Adversarial attacks and defences in Federated Learning
- Rodríguez Barroso, Nuria
- Francisco Herrera Triguero Directeur/trice
Université de défendre: Universidad de Granada
Fecha de defensa: 01 décembre 2023
- Óscar Cordón García President
- Rocío C. Romero Zaliz Secrétaire
- María José del Jesús Díaz Rapporteur
- Pietro Ducange Rapporteur
- Senén Barro Rapporteur
Type: Thèses
Résumé
Artificial Intelligence (AI) is currently in the process of revolutionising numerous facets of everyday life. Nevertheless, as its development progresses, the associated risks are on the rise. Despite the fact that its full potential remains uncertain, there is a growing apprehension regarding its deployment in sensitive domains such as education, culture, and medicine. Presently, one of the foremost challenges confronting us is finding a harmonious equilibrium between the prospective advantages and the attendant risks, thereby preventing precaution from impeding innovation. This necessitates the development of AI systems that are robust, secure, transparent, fair, respectful to privacy and autonomy, have clear traceability, and are subject to fair accountability for auditing. In essence, it entails ensuring their ethical and responsible application, giving rise to the concept of trustworthy AI. In this context, Federated Learning (FL) emerges as a paradigm of distributed learning that ensures the privacy of training data while also harnessing global knowledge.

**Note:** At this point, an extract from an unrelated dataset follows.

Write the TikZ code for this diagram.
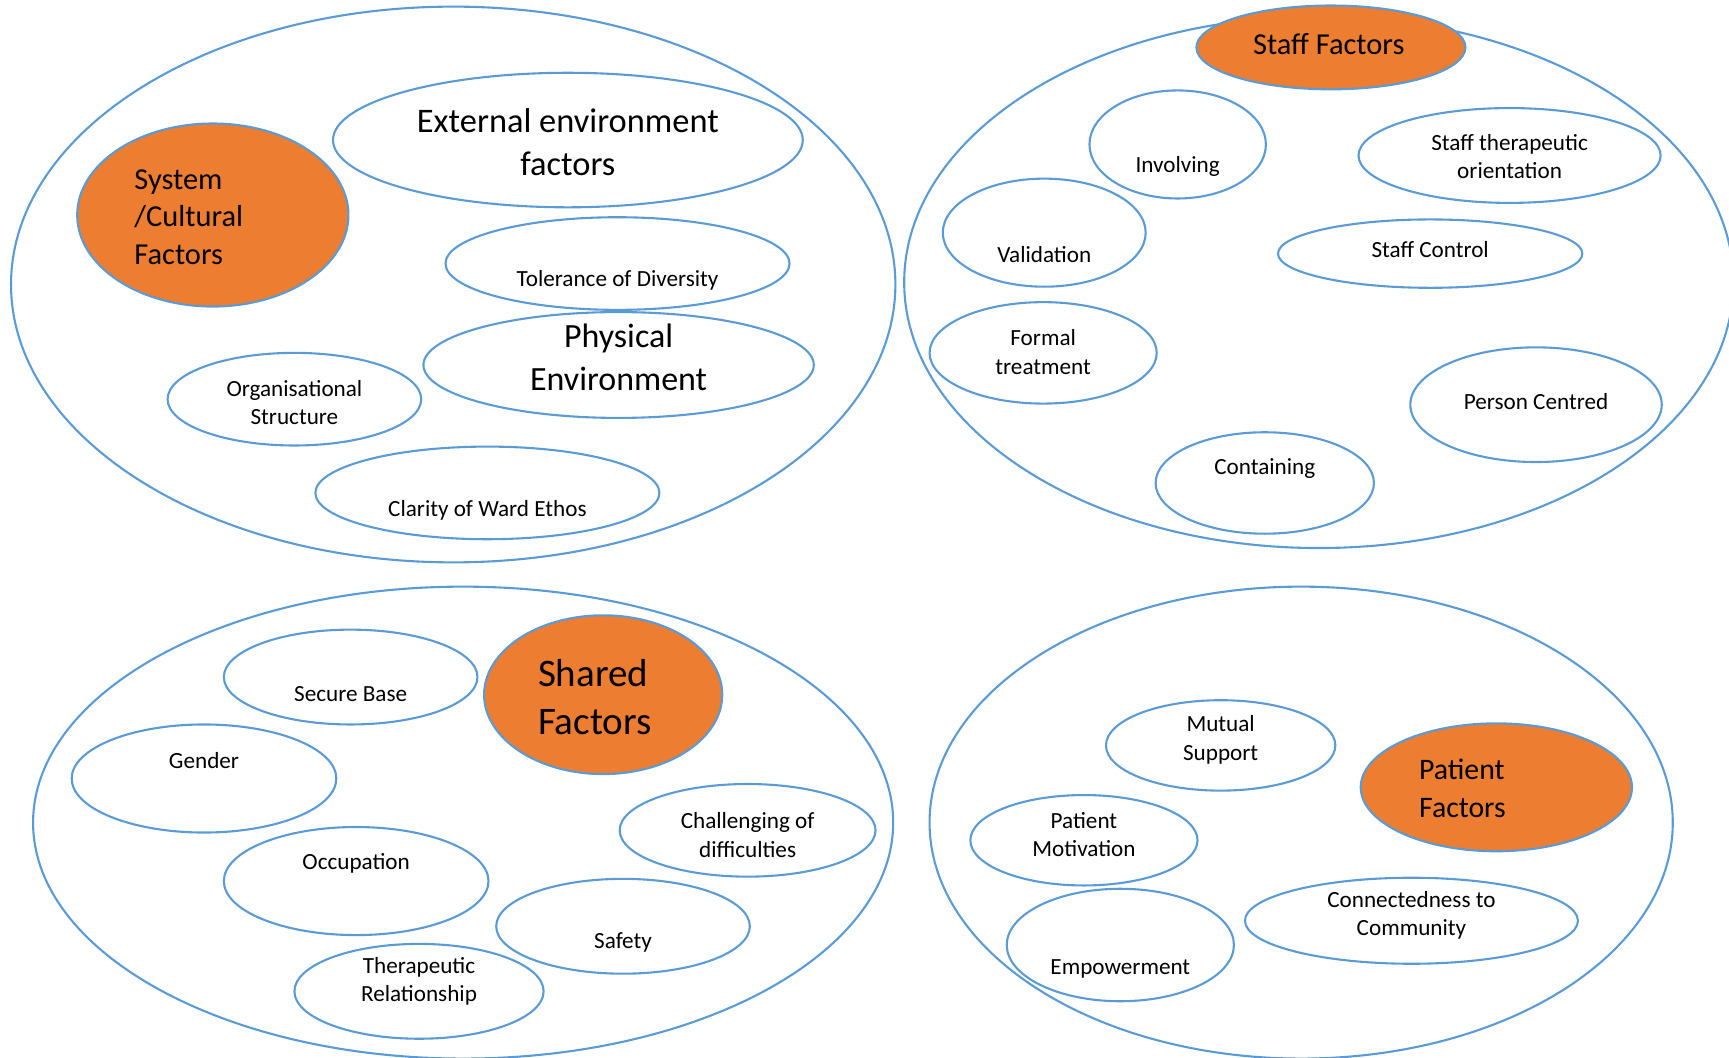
\documentclass[tikz,border=0pt]{standalone}
\usepackage{fontspec}
\setmainfont{Carlito}
\usepackage{tikz}
\usetikzlibrary{shapes.geometric}
\definecolor{lineblue}{RGB}{91,155,213}
\definecolor{factorange}{RGB}{237,125,49}

\begin{document}
\begin{tikzpicture}[x=0.5pt, y=-0.5pt, line width=0.95pt,
    bub/.style={ellipse, draw=lineblue, inner sep=0pt},
    core/.style={ellipse, draw=lineblue, fill=factorange, inner sep=0pt},
    txt/.style={align=center, inner sep=0pt, yshift=-1pt, font=\fontsize{10.5}{13}\selectfont},
    bigtxt/.style={align=center, inner sep=0pt, font=\fontsize{15.6}{19.5}\selectfont}]
    \useasboundingbox (0,0) rectangle (1568,959);

    % the four groups
    \node[bub, minimum width=401pt, minimum height=252pt] (sysgrp) at (411,258) {};
    \node[bub, minimum width=376pt, minimum height=241pt] (staffgrp) at (1196,256) {};
    \node[bub, minimum width=390pt, minimum height=214pt] (sharedgrp) at (420,746) {};
    \node[bub, minimum width=337pt, minimum height=214pt] (patgrp) at (1180,746) {};

%top left
    \node[core, minimum width=123pt, minimum height=83pt] (sys) at (193,195) {};
    \node[align=left, anchor=west, inner sep=0pt, font=\fontsize{13.8}{17}\selectfont] (sysT) at (121,197) {System\\/Cultural\\Factors};
    \node[bub, minimum width=213pt, minimum height=61pt] (ext) at (515,127) {};
    \node[bigtxt] (extT) at (515,129) {External environment\\factors};
    \node[bub, minimum width=156pt, minimum height=42pt] (tol) at (560,239) {};
    \node[txt] (tolT) at (560,252) {Tolerance of Diversity};
    \node[bub, minimum width=177pt, minimum height=48pt] (phys) at (561,331) {};
    \node[bigtxt, font=\fontsize{15.4}{19.5}\selectfont] (physT) at (561,324) {Physical\\Environment};
    \node[bub, minimum width=115pt, minimum height=42pt] (org) at (267,362) {};
    \node[txt] (orgT) at (267,363) {Organisational\\Structure};
    \node[bub, minimum width=156pt, minimum height=42pt] (clar) at (442,447) {};
    \node[txt] (clarT) at (442,461) {Clarity of Ward Ethos};

%top right
    \node[core, minimum width=122pt, minimum height=38pt] (staff) at (1207,43) {};
    \node[inner sep=0pt, font=\fontsize{13.8}{17}\selectfont] (staffT) at (1205,40) {Staff Factors};
    \node[bub, minimum width=80pt, minimum height=49pt] (inv) at (1068,131) {};
    \node[txt] (invT) at (1068,149) {Involving};
    \node[bub, minimum width=137pt, minimum height=43pt] (orient) at (1369,141) {};
    \node[txt] (orientT) at (1369,140) {Staff therapeutic\\orientation};
    \node[bub, minimum width=92pt, minimum height=49pt] (valid) at (947,211) {};
    \node[txt] (validT) at (947,229) {Validation};
    \node[bub, minimum width=138pt, minimum height=31pt] (ctrl) at (1297,230) {};
    \node[txt] (ctrlT) at (1297,224) {Staff Control};
    \node[bub, minimum width=103pt, minimum height=46pt] (formal) at (946,320) {};
    \node[txt] (formalT) at (946,317) {Formal\\treatment};
    \node[bub, minimum width=114pt, minimum height=52pt] (person) at (1393,367) {};
    \node[txt] (personT) at (1393,362) {Person Centred};
    \node[bub, minimum width=99pt, minimum height=46pt] (contain) at (1147,438) {};
    \node[txt] (containT) at (1147,423) {Containing};

%bottom left
    \node[core, minimum width=108pt, minimum height=72pt] (shared) at (547,630) {};
    \node[align=left, anchor=west, inner sep=0pt, font=\fontsize{17.7}{22}\selectfont] (sharedT) at (487,632) {Shared\\Factors};
    \node[bub, minimum width=115pt, minimum height=43pt] (secure) at (318,614) {};
    \node[txt] (secureT) at (318,627) {Secure Base};
    \node[bub, minimum width=120pt, minimum height=49pt] (gender) at (185,706) {};
    \node[txt] (genderT) at (185,688) {Gender};
    \node[bub, minimum width=116pt, minimum height=42pt] (chall) at (678,753) {};
    \node[txt] (challT) at (678,755) {Challenging of\\difficulties};
    \node[bub, minimum width=120pt, minimum height=49pt] (occup) at (323,799) {};
    \node[txt] (occupT) at (323,781) {Occupation};
    \node[bub, minimum width=115pt, minimum height=43pt] (safety) at (565,840) {};
    \node[txt] (safetyT) at (565,853) {Safety};
    \node[bub, minimum width=113pt, minimum height=43pt] (thera) at (380,899) {};
    \node[txt] (theraT) at (380,888) {Therapeutic\\Relationship};

%bottom right
    \node[bub, minimum width=104pt, minimum height=41pt] (mutual) at (1107,676) {};
    \node[txt] (mutualT) at (1107,669) {Mutual\\Support};
    \node[core, minimum width=123pt, minimum height=58pt] (patient) at (1357,714) {};
    \node[align=left, anchor=west, inner sep=0pt, font=\fontsize{13.5}{17}\selectfont] (patientT) at (1286,715) {Patient\\Factors};
    \node[bub, minimum width=103pt, minimum height=41pt] (motiv) at (983,762) {};
    \node[txt] (motivT) at (983,755) {Patient\\Motivation};
    \node[bub, minimum width=151pt, minimum height=39pt] (connect) at (1280,835) {};
    \node[txt] (connectT) at (1280,828) {Connectedness to\\Community};
    \node[bub, minimum width=103pt, minimum height=51pt] (empower) at (1016,857) {};
    \node[txt] (empowerT) at (1016,877) {Empowerment};
\end{tikzpicture}
\end{document}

Although its ultimate objective is data privacy, it also brings forth other cross-cutting enhancements such as robustness and communication cost minimisation. However, like any learning paradigm, FL is susceptible to adversarial attacks aimed at altering the model’s operation or inferring private information. The central focus of this thesis is the development of defence mechanisms against adversarial attacks that compromise the model’s behaviour while concurrently promoting other requirements to ensure trustworthy AI.